Lenders and borrowers to benefit from risk assessments with trended credit data
Incorporating payment data could help reduce lender risk and increase borrower control over credit history
Fannie Mae will begin including trended credit data in their next release of Desktop Underwriter® (DU®). This data provides up to 24 months of a borrower’s payment history — including scheduled payments, actual payments and past balances. It’s a look back, but it offers a view into the future: Trended credit data patterns can be used to help predict a borrower’s future behavior.
“Trended credit data provides the ability to see how a consumer’s credit activity is evolving over time, giving insights into behaviors and patterns that can help lenders make stronger, more confident lending decisions. Predicting future borrower behavior can significantly mitigate lender risk,” says Craig Crabtree, General Manager of Equifax Mortgage Services.

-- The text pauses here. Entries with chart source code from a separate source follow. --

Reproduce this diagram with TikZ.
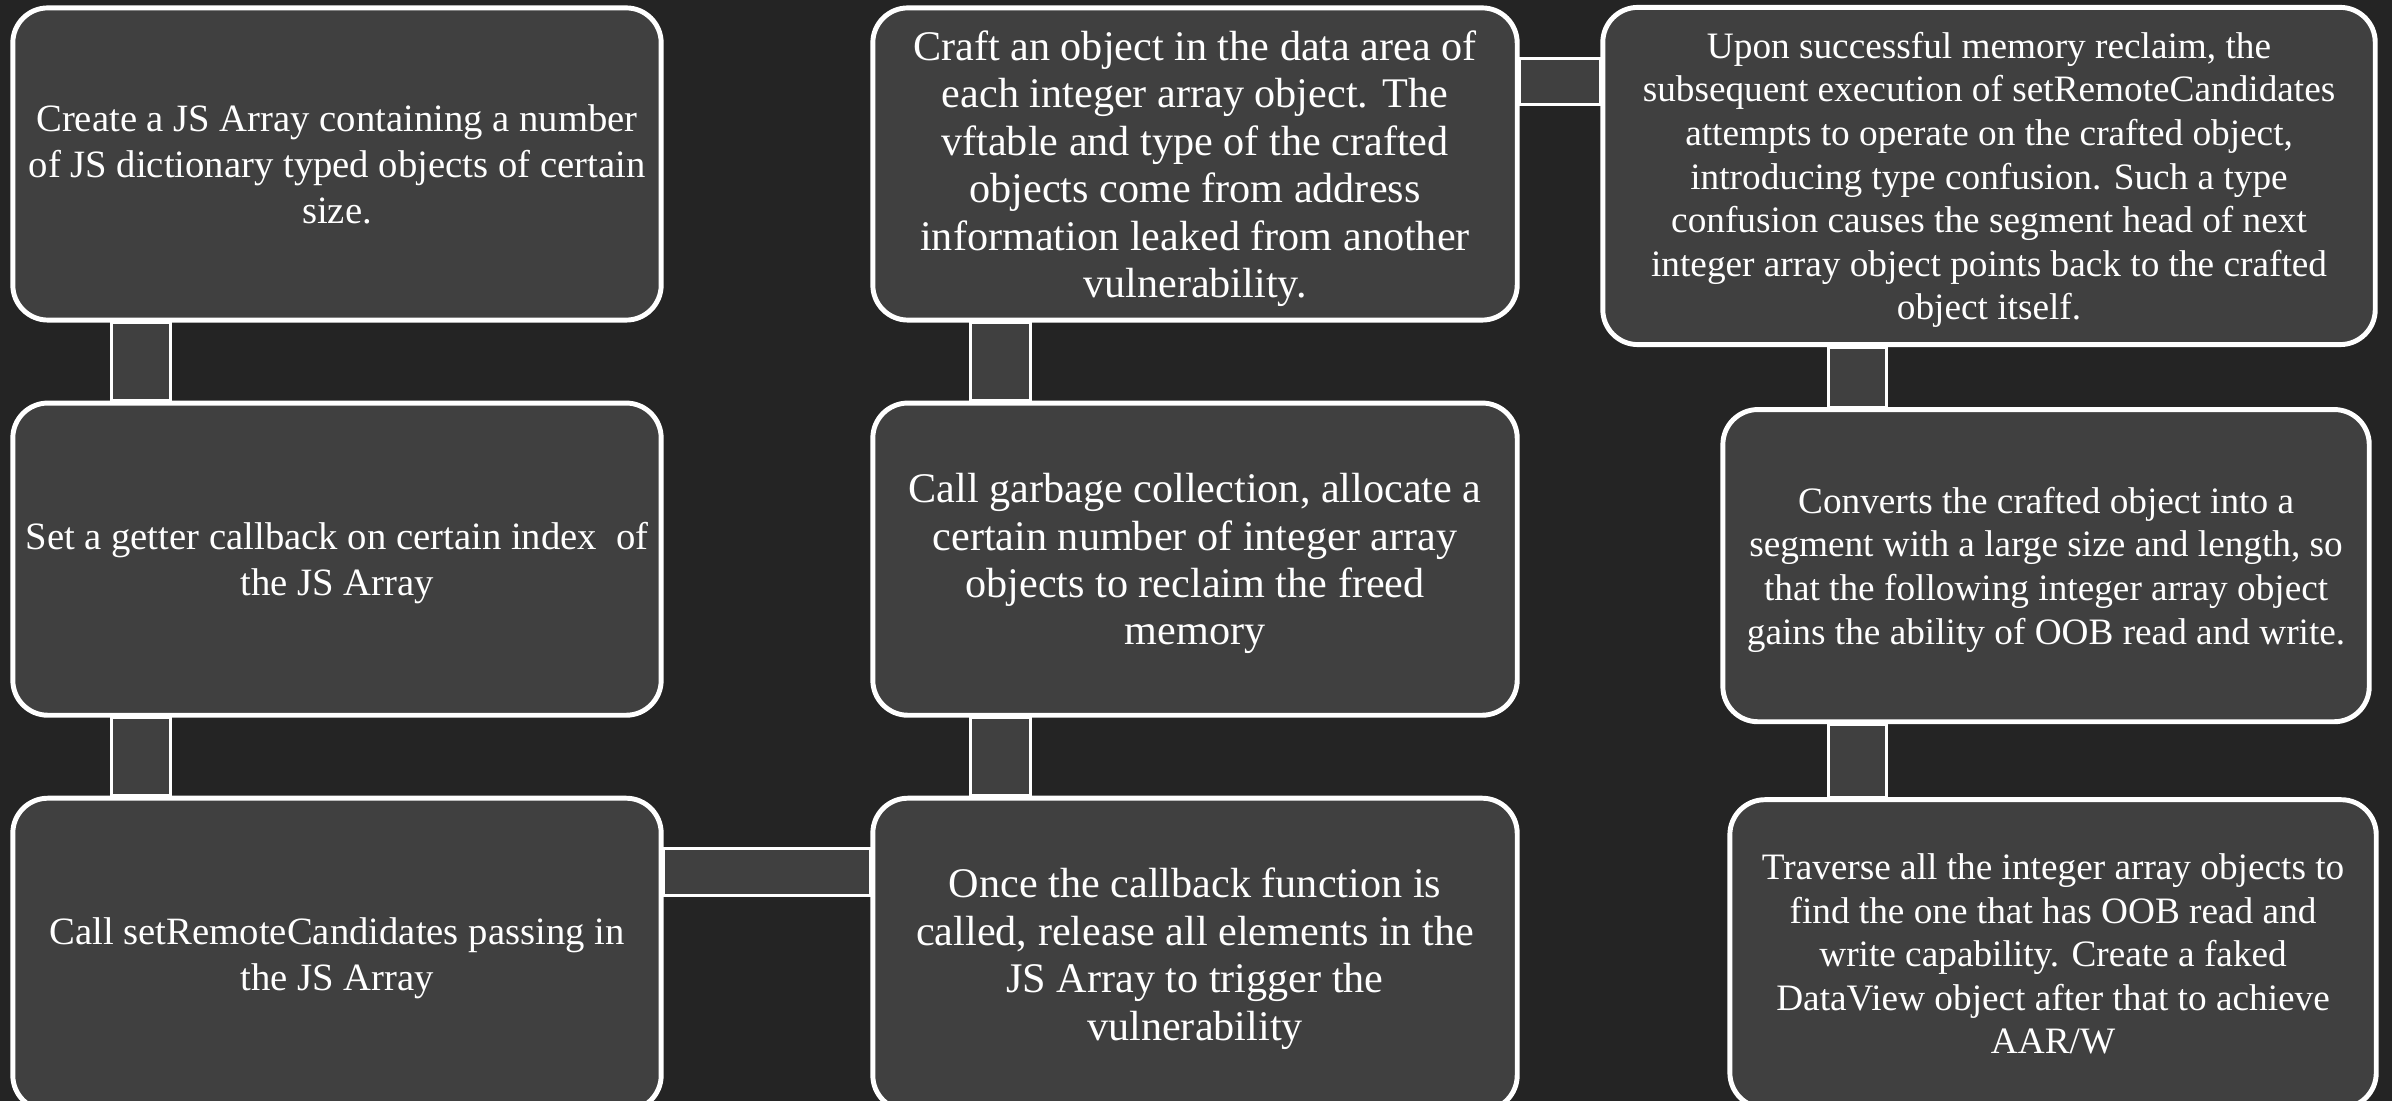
\documentclass[tikz,border=0pt]{standalone}
\usepackage{fontspec}
\setmainfont{Liberation Serif}
\usepackage{tikz}
\usetikzlibrary{positioning,calc,backgrounds}
\definecolor{bgdark}{HTML}{242424}
\definecolor{boxgray}{HTML}{404040}

\begin{document}
\begin{tikzpicture}[
  x=0.01cm, y=-0.01cm,
  blk/.style={draw=white, line width=1.4pt, fill=boxgray, rounded corners=0.35cm, text=white, align=center, inner sep=0pt, text depth=-1.5pt},
  l/.style={blk, minimum width=6.48cm, minimum height=3.12cm, font=\fontsize{11}{13}\selectfont},
  m/.style={blk, minimum width=6.44cm, minimum height=3.12cm, font=\fontsize{12}{13.5}\selectfont},
  r/.style={blk, minimum width=6.46cm, minimum height=3.12cm, font=\fontsize{10.6}{12.4}\selectfont},
  bar/.style={draw=white, line width=0.85pt, fill=boxgray}
]
\begin{scope}[on background layer]
  \fill[bgdark] (0,0) rectangle (2392,1101);
\end{scope}
\useasboundingbox (0,0) rectangle (2392,1101);

% left column
\node[l] (arr) at (337,164) {Create a JS Array containing a number\\of JS dictionary typed objects of certain\\size.};
\node[l, below=0.78cm of arr] (get) {Set a getter callback on certain index\ \ of\\the JS Array};
\node[l, below=0.78cm of get] (call) {Call setRemoteCandidates passing in\\the JS Array};

% middle column
\node[m] (craft) at (1195,164) {Craft an object in the data area of\\each integer array object. The\\vftable and type of the crafted\\objects come from address\\information leaked from another\\vulnerability.};
\node[m, below=0.78cm of craft] (gc) {Call garbage collection, allocate a\\certain number of integer array\\objects to reclaim the freed\\memory};
\node[m, below=0.78cm of gc] (rel) {Once the callback function is\\called, release all elements in the\\JS Array to trigger the\\vulnerability};

% right column
\node[r, minimum width=7.72cm, minimum height=3.37cm] (conf) at (1989,176) {Upon successful memory reclaim, the\\subsequent execution of setRemoteCandidates\\attempts to operate on the crafted object,\\introducing type confusion. Such a type\\confusion causes the segment head of next\\integer array object points back to the crafted\\object itself.};
\node[r, below=0.6cm of conf, xshift=0.57cm] (seg) {Converts the crafted object into a\\segment with a large size and length, so\\that the following integer array object\\gains the ability of OOB read and write.};
\node[r, minimum height=3.08cm, below=0.73cm of seg, xshift=0.07cm] (trav) {Traverse all the integer array objects to\\find the one that has OOB read and\\write capability. Create a faked\\DataView object after that to achieve\\AAR/W};

\begin{scope}[on background layer]
  \draw[bar] ($(arr.south west)+(101,0)$) rectangle ($(get.north west)+(160,0)$);
  \draw[bar] ($(get.south west)+(101,0)$) rectangle ($(call.north west)+(160,0)$);
  \draw[bar] ($(call.north east)+(0,53)$) rectangle ($(rel.north west)+(0,100)$);
  \draw[bar] ($(gc.south west)+(100,0)$) rectangle ($(rel.north west)+(160,0)$);
  \draw[bar] ($(craft.south west)+(100,0)$) rectangle ($(gc.north west)+(160,0)$);
  \draw[bar] ($(craft.north east)+(0,53)$) rectangle ($(conf.north west)+(0,100)$);
  \draw[bar] ($(conf.south west)+(228,0)$) rectangle ($(seg.north west)+(166,0)$);
  \draw[bar] ($(seg.south west)+(108,0)$) rectangle ($(trav.north west)+(159,0)$);
\end{scope}
\end{tikzpicture}
\end{document}
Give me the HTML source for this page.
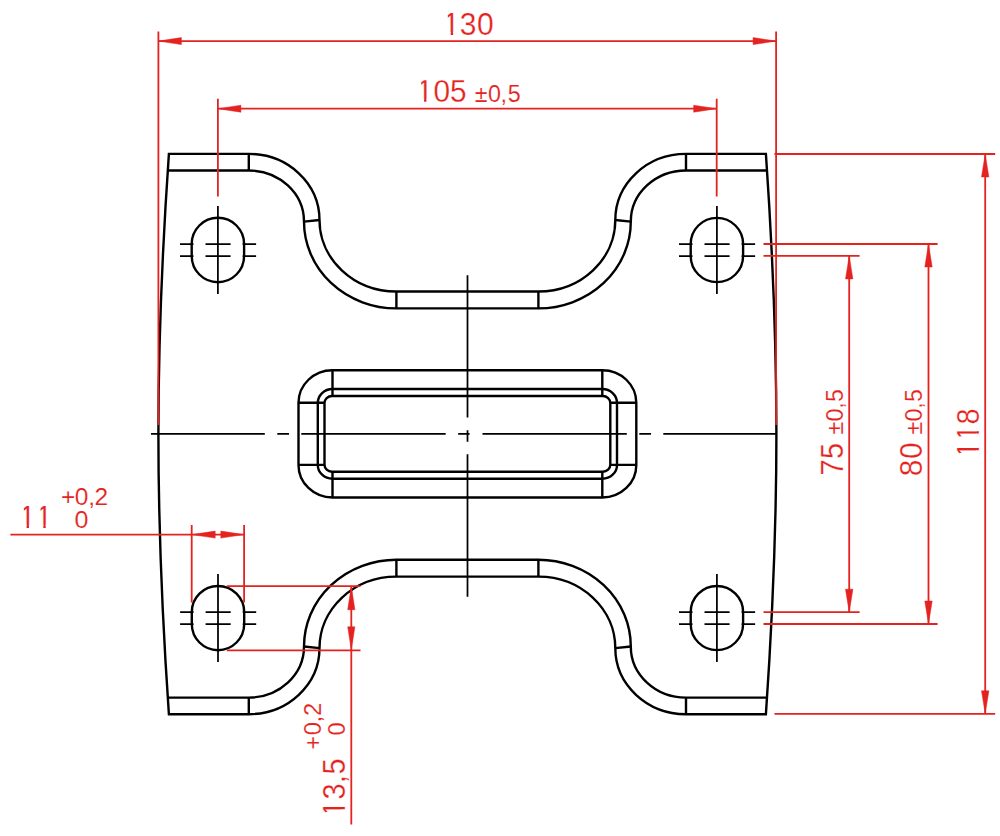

It could be good for consumers, too, he notes. Crabtree points to Fannie Mae research showing that when trended credit data is added to a credit risk assessment, a creditworthy borrower can gain greater access to mortgage credit. Giving weight to how borrowers pay off debt also puts more power in the consumers’ hands to control their credit evaluation.
The idea of incorporating trended credit data into Fannie Mae’s credit risk assessment tool began as a response to the tighter mortgage lending standards that followed the financial crisis. In recent years, Fannie Mae began to analyze the payment behavior of consumers as it looked for ways to bring the credit lending industry back to a more normal — yet safer — environment.
In 2015, Fannie Mae worked with credit reporting agencies to conduct modeling and analytics on 3.7 million credit reports with trended credit data (dated June 2009 through August 2012). The goal was to assess whether adding the additional data affected Desktop Underwriter’s performance. The results showed that adding trended credit data helped materially improve modeling of loan performance. Based on that finding, Fannie Mae decided to include trended data in the consumer credit reports used for its DU Version 10.0. Once DU 10.0 is released, all tri-merge consumer credit reports will include trended credit data from participating credit bureaus.
“The expanded data will provide mortgage lenders with additional insights because it enables more advanced analytics,” Crabtree says. “Ultimately, trended credit data helps lenders more accurately assess borrower risk.”